◆ **Written request**: Write out the data again exactly, skipping every picture.

◆ **The data**:
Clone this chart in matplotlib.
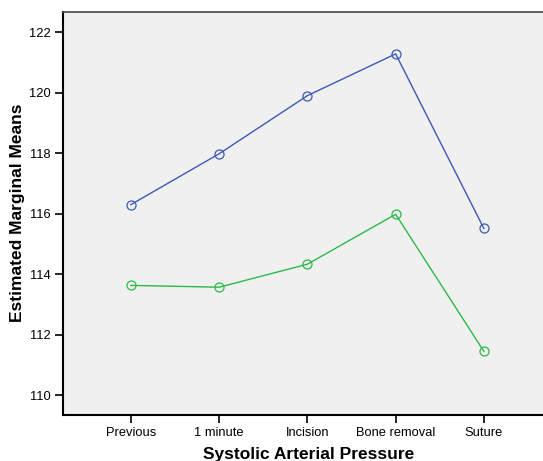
import matplotlib.pyplot as plt

plt.rcParams["font.family"] = ["Liberation Sans", "DejaVu Sans"]

stages = ["Previous", "1 minute", "Incision", "Bone removal", "Suture"]
group_blue = [116.30, 117.98, 119.90, 121.28, 115.51]
group_green = [113.63, 113.57, 114.33, 115.98, 111.45]
yticks = [110, 112, 114, 116, 118, 120, 122]

fig = plt.figure(figsize=(5.43, 4.61), dpi=100)
ax = fig.add_axes([0.116, 0.1, 0.884, 0.875])
ax.set_facecolor("#f0f0f0")

x = list(range(len(stages)))
ax.plot(x, group_blue, "-o", color="#3d59b3", lw=1.0, ms=6.5,
        mfc="none", mew=0.9)
ax.plot(x, group_green, "-o", color="#2dba48", lw=1.0, ms=6.5,
        mfc="none", mew=0.9)

ax.set_xlim(-0.77, 4.67)
ax.set_ylim(109.35, 122.68)
ax.set_xticks(x)
ax.set_xticklabels(stages)
ax.set_yticks(yticks)
ax.tick_params(direction="out", length=6, width=1.2, labelsize=9.3,
               colors="black", pad=3)

for side in ["left", "bottom"]:
    ax.spines[side].set_linewidth(1.5)
ax.spines["top"].set_linewidth(1.2)
ax.spines["top"].set_color("#444444")
ax.spines["right"].set_visible(False)

ax.set_ylabel("Estimated Marginal Means", fontsize=12.5, fontweight="bold")
ax.set_xlabel("Systolic Arterial Pressure", fontsize=12.5, fontweight="bold")
ax.xaxis.set_label_coords(0.512, -0.08)
ax.yaxis.set_label_coords(-0.079, 0.5)

fig.savefig("out.png", dpi=100)
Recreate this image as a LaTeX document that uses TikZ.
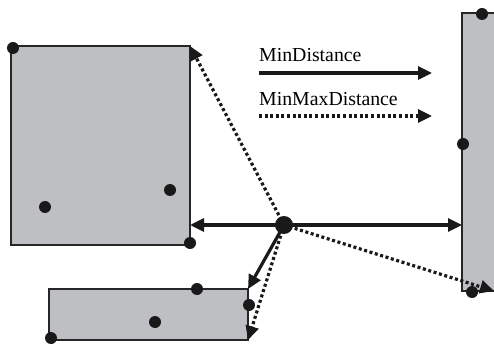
\documentclass[tikz,border=0pt]{standalone}
\usepackage{fontspec}
\setmainfont{Liberation Serif}
\usetikzlibrary{arrows.meta}
\definecolor{boxgray}{RGB}{190,191,195}
\tikzset{
  box/.style={draw=black!85, line width=1.2pt, fill=boxgray, inner sep=0pt, outer sep=0pt},
  dot/.style={circle, fill=black!90, inner sep=0pt, minimum size=12pt},
  bigdot/.style={circle, fill=black!90, inner sep=0pt, minimum size=18pt},
  mind/.style={line width=3.2pt, draw=black!90, -{Triangle[length=14pt,width=13pt]}},
  minmax/.style={line width=3.2pt, draw=black!90, dash pattern=on 3pt off 2.6pt, -{Triangle[length=14pt,width=13pt]}},
  lbl/.style={font=\fontsize{19.8}{24}\selectfont, inner sep=0pt, anchor=base west}
}
\begin{document}
\begin{tikzpicture}[x=1pt,y=-1pt]
\useasboundingbox (0,0) rectangle (494,344);
% rectangles
\node[box, minimum width=179pt, minimum height=199pt, anchor=north west] (A) at (11,46) {};
\node[box, minimum width=199pt, minimum height=51pt, anchor=north west] (B) at (49,289) {};
\node[box, minimum width=36pt, minimum height=278pt, anchor=north west] (C) at (462,13) {};
\coordinate (P) at (284,225);
\coordinate (Cend) at (494,291);
% connectors
\draw[mind] (P) -- (A.east |- P);
\draw[mind] (P) -- (C.west |- P);
\draw[mind] (P) -- (B.north east);
\draw[minmax] (P) -- (A.north east);
\draw[minmax] (P) -- (B.south east);
\draw[minmax] (P) -- (Cend);
% dots
\node[dot] (a1) at (13,48) {};
\node[dot] (a2) at (45,207) {};
\node[dot] (a3) at (170,190) {};
\node[dot] (a4) at (190,243) {};
\node[dot] (b1) at (197,289) {};
\node[dot] (b2) at (155,322) {};
\node[dot] (b3) at (51,338) {};
\node[dot] (b4) at (249,305) {};
\node[dot] (c1) at (482,14) {};
\node[dot] (c2) at (463,144) {};
\node[dot] (c3) at (472,292) {};
\node[bigdot] (p) at (P) {};
% legend
\node[lbl] (l1) at (259,62) {MinDistance};
\node[lbl] (l2) at (259,106) {MinMaxDistance};
\coordinate (l1s) at (259,73);
\coordinate (l1e) at (432,73);
\coordinate (l2s) at (259,116);
\coordinate (l2e) at (432,116);
\draw[mind] (l1s) -- (l1e);
\draw[minmax] (l2s) -- (l2e);
\end{tikzpicture}
\end{document}
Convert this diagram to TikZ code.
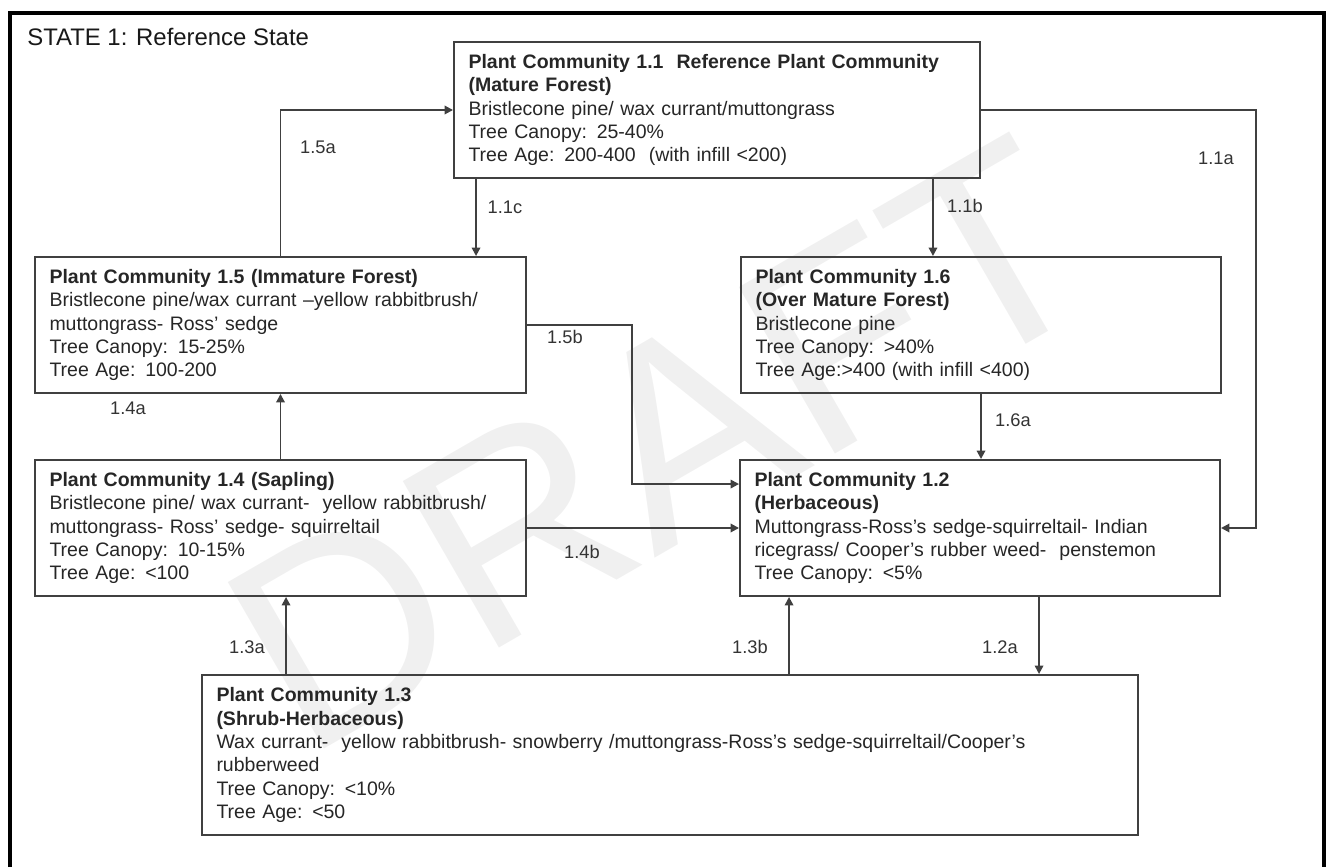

◆ **Task result**:
Clone this chart in matplotlib.
import matplotlib.pyplot as plt

plt.rcParams["font.family"] = ["Liberation Sans", "DejaVu Sans"]

stages = ["Previous", "1 minute", "Incision", "Bone removal", "Suture"]
group_blue = [116.30, 117.98, 119.90, 121.28, 115.51]
group_green = [113.63, 113.57, 114.33, 115.98, 111.45]
yticks = [110, 112, 114, 116, 118, 120, 122]

fig = plt.figure(figsize=(5.43, 4.61), dpi=100)
ax = fig.add_axes([0.116, 0.1, 0.884, 0.875])
ax.set_facecolor("#f0f0f0")

x = list(range(len(stages)))
ax.plot(x, group_blue, "-o", color="#3d59b3", lw=1.0, ms=6.5,
        mfc="none", mew=0.9)
ax.plot(x, group_green, "-o", color="#2dba48", lw=1.0, ms=6.5,
        mfc="none", mew=0.9)

ax.set_xlim(-0.77, 4.67)
ax.set_ylim(109.35, 122.68)
ax.set_xticks(x)
ax.set_xticklabels(stages)
ax.set_yticks(yticks)
ax.tick_params(direction="out", length=6, width=1.2, labelsize=9.3,
               colors="black", pad=3)

for side in ["left", "bottom"]:
    ax.spines[side].set_linewidth(1.5)
ax.spines["top"].set_linewidth(1.2)
ax.spines["top"].set_color("#444444")
ax.spines["right"].set_visible(False)

ax.set_ylabel("Estimated Marginal Means", fontsize=12.5, fontweight="bold")
ax.set_xlabel("Systolic Arterial Pressure", fontsize=12.5, fontweight="bold")
ax.xaxis.set_label_coords(0.512, -0.08)
ax.yaxis.set_label_coords(-0.079, 0.5)

fig.savefig("out.png", dpi=100)
Recreate this image as a LaTeX document that uses TikZ.
\documentclass[tikz,border=0pt]{standalone}
\usepackage{fontspec}
\setmainfont{Liberation Serif}
\usetikzlibrary{arrows.meta}
\definecolor{boxgray}{RGB}{190,191,195}
\tikzset{
  box/.style={draw=black!85, line width=1.2pt, fill=boxgray, inner sep=0pt, outer sep=0pt},
  dot/.style={circle, fill=black!90, inner sep=0pt, minimum size=12pt},
  bigdot/.style={circle, fill=black!90, inner sep=0pt, minimum size=18pt},
  mind/.style={line width=3.2pt, draw=black!90, -{Triangle[length=14pt,width=13pt]}},
  minmax/.style={line width=3.2pt, draw=black!90, dash pattern=on 3pt off 2.6pt, -{Triangle[length=14pt,width=13pt]}},
  lbl/.style={font=\fontsize{19.8}{24}\selectfont, inner sep=0pt, anchor=base west}
}
\begin{document}
\begin{tikzpicture}[x=1pt,y=-1pt]
\useasboundingbox (0,0) rectangle (494,344);
% rectangles
\node[box, minimum width=179pt, minimum height=199pt, anchor=north west] (A) at (11,46) {};
\node[box, minimum width=199pt, minimum height=51pt, anchor=north west] (B) at (49,289) {};
\node[box, minimum width=36pt, minimum height=278pt, anchor=north west] (C) at (462,13) {};
\coordinate (P) at (284,225);
\coordinate (Cend) at (494,291);
% connectors
\draw[mind] (P) -- (A.east |- P);
\draw[mind] (P) -- (C.west |- P);
\draw[mind] (P) -- (B.north east);
\draw[minmax] (P) -- (A.north east);
\draw[minmax] (P) -- (B.south east);
\draw[minmax] (P) -- (Cend);
% dots
\node[dot] (a1) at (13,48) {};
\node[dot] (a2) at (45,207) {};
\node[dot] (a3) at (170,190) {};
\node[dot] (a4) at (190,243) {};
\node[dot] (b1) at (197,289) {};
\node[dot] (b2) at (155,322) {};
\node[dot] (b3) at (51,338) {};
\node[dot] (b4) at (249,305) {};
\node[dot] (c1) at (482,14) {};
\node[dot] (c2) at (463,144) {};
\node[dot] (c3) at (472,292) {};
\node[bigdot] (p) at (P) {};
% legend
\node[lbl] (l1) at (259,62) {MinDistance};
\node[lbl] (l2) at (259,106) {MinMaxDistance};
\coordinate (l1s) at (259,73);
\coordinate (l1e) at (432,73);
\coordinate (l2s) at (259,116);
\coordinate (l2e) at (432,116);
\draw[mind] (l1s) -- (l1e);
\draw[minmax] (l2s) -- (l2e);
\end{tikzpicture}
\end{document}
Convert this diagram to TikZ code.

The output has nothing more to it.